There are multiple studies that support the concept that professors who prioritize research over teaching lead to a decrease in learning because of their lack of educational experience. One such study found that students who take classes with seasoned professors tend to have a deeper understanding of the curricular content and perform better in the classes that follow. In other words, having a decent professor in an entry-level class can save your grade when you are a senior. Also, educators who tend to have low expectations for their students, like the professor who brags about never giving a final grade higher than a B, tend to have lower-achieving students and a lower-quality learning experience.

Along with this, the topic of tenure plays a huge factor when it comes to a professor’s ability to teach. Tenure, or a category of academic appointment in which a professor becomes virtually untouchable by their university, is considered indefinite. These professors are often the elite researchers who don’t concern themselves with basic education skills. Research suggests that tenured professors are usually considered underperforming when it comes to inspiring students and preparing them for higher-level classes. In other words, the professors the University cannot remove are usually the ones doing the worst jobs.

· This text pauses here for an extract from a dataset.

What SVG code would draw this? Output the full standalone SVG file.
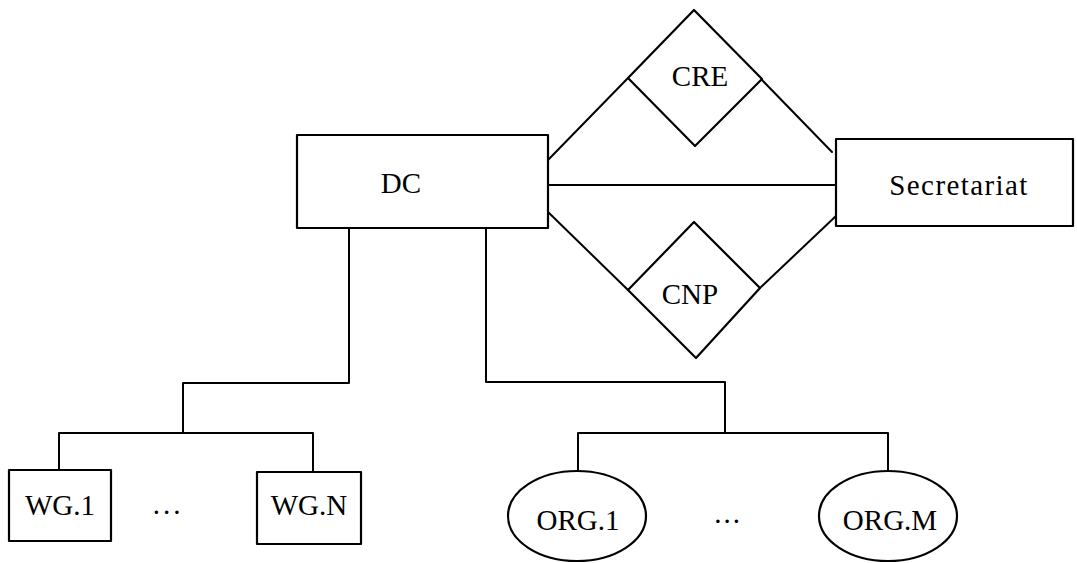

In a perfect world, we can stop giving tenure to professors who are only active in research and start giving it to professors who make a positive impact on students’ lives through teaching.

So what do student-professor surveys have to do with this? Well, if a professor is repeatedly rated poorly by students, the University should take the time to actually evaluate these claims. Since these claims are based on feedback from their students’ learning experience, they give insight into what is really going on inside Lecture Hall. When a professor is rated poorly, instead of letting them teach thousands of students, the reviewers should take an in-depth look at professors’ teaching methods. If deemed ineffective, professors should be mandated to either take an education course or shadow a higher-rated professor in order to improve. Although this may seem extreme, students’ education is worth a little more time spent on professors learning how to teach properly.

Maybe if BU took student evaluations of their professors more seriously, we would truly be the public Ivy.

Nicolette Cavallaro is a freshman majoring in integrative neuroscience.